– Киска? Я скоро. Минут через двадцать выхожу, жди…
Пятнадцать минут спустя собеседники, распрощавшись, вышли из ресторана. Эдгар взял такси, а Лев Александрович, любитель пеших прогулок, решил немного пройтись. Чувствовал он себя несколько странно, но списал легкое недомогание на то, что, возможно, оказалось многовато коньяка.
Дело и вправду было в коньяке. В кофейник, который в конце ужина понес на стол официант, один из молодых людей кинул чуть-чуть белого порошка. Ничего особо секретного, довольно распространенное лекарство, у которого было одно специфическое свойство – несовместимость с алкоголем. Эдгар, который пил сухое вино в умеренном количестве, почувствовал лишь легкое головокружение. Льву Александровичу пришлось хуже.

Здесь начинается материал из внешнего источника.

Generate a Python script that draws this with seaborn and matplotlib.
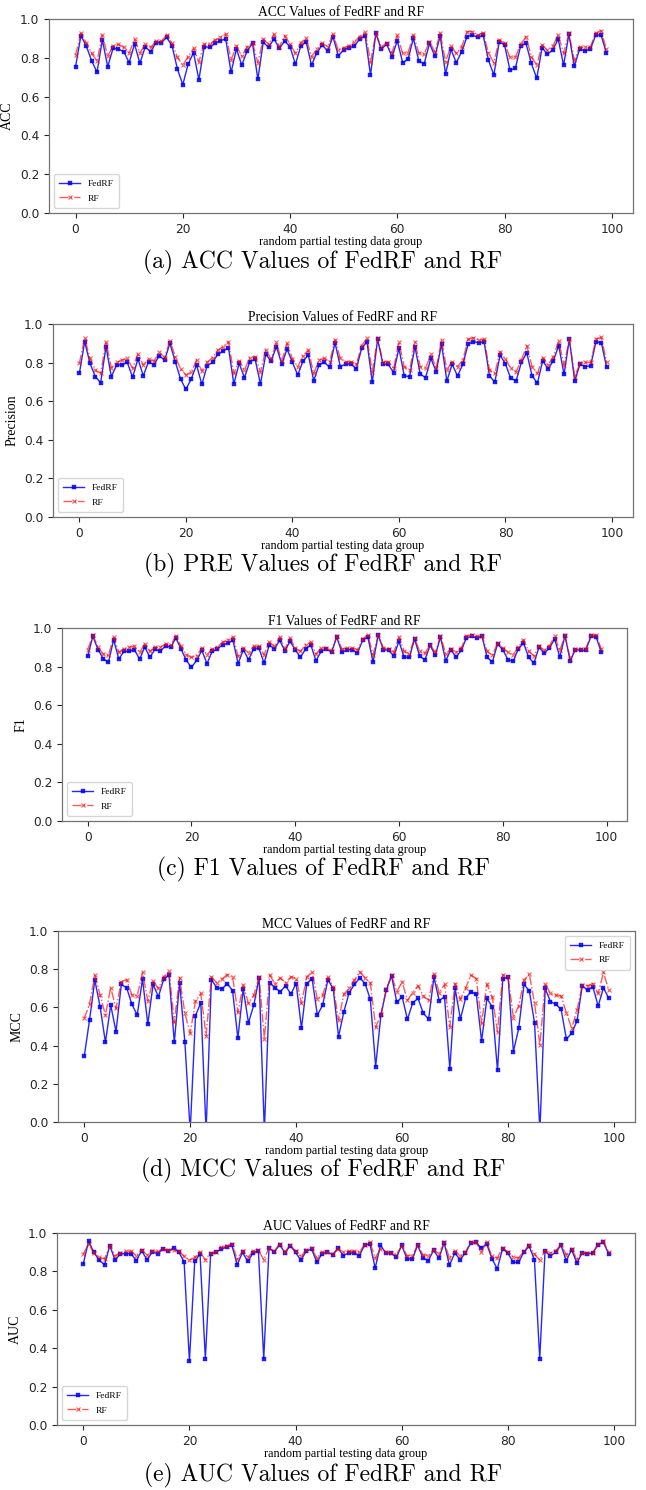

Шел он быстро и успел пройти около трех кварталов, когда улица вокруг внезапно дрогнула и поплыла. Он еще успел привалиться к ближайшему столбу и услышать за спиной несколько осуждающих реплик: «Пьяный!», «Надо же, а такой приличный человек!» Затем послышался уверенный голос: «Товарищи, позвольте пройти. Пропустите, я врач!» Последнее, что он помнил, были чьи-то пальцы на запястье, а потом все вокруг утонуло в сером полумраке.
…Он открыл глаза и не сразу понял, где находится. На больницу непохоже, скорее на жилую комнату, и лежал он на обычной кровати, покрытой цветастым покрывалом, рядом – стена, оклеенная дешевыми обоями в цветочек.
– Приходит в себя, – сказал кто-то, и тут же в глаза чиновнику ударил свет. Он попытался заслониться и обнаружил, что руки прикованы наручниками к раме кровати.
– Послушайте, уважаемый, – послышался из-за пятна света твердый холодный голос. – Не будем долго разговаривать. Мы понимаем, вы всего лишь связной, пешка. Убивать связного глупо, на его место поставят другого, только и всего. С кем вы связываете господина Абнера? Кто агент американцев в ЦК? Даем минуту на размышление, потом начинаем допрос.
Льву Александровичу хватило бы и десяти секунд. Он сам работал в МГБ, придя туда вместе с Игнатьевым в числе взятых им с собой работников аппарата ЦК, после смерти Сталина вернулся в отдел административных органов и при Берии каждый день с холодком в сердце ожидал ареста. И хотя он проработал в МГБ чуть больше года, все же кое-чему успел научиться и отлично понимал – раз ему светят в лицо, стало быть, не убьют. И все равно было очень страшно. По стилю работы, по лексике он сообразил, что имеет дело не с обычными чекистами, а с какими-то другими людьми, методов и полномочий которых он не знал. Нет уж, лучше пока помолчать. Заговорить никогда не поздно.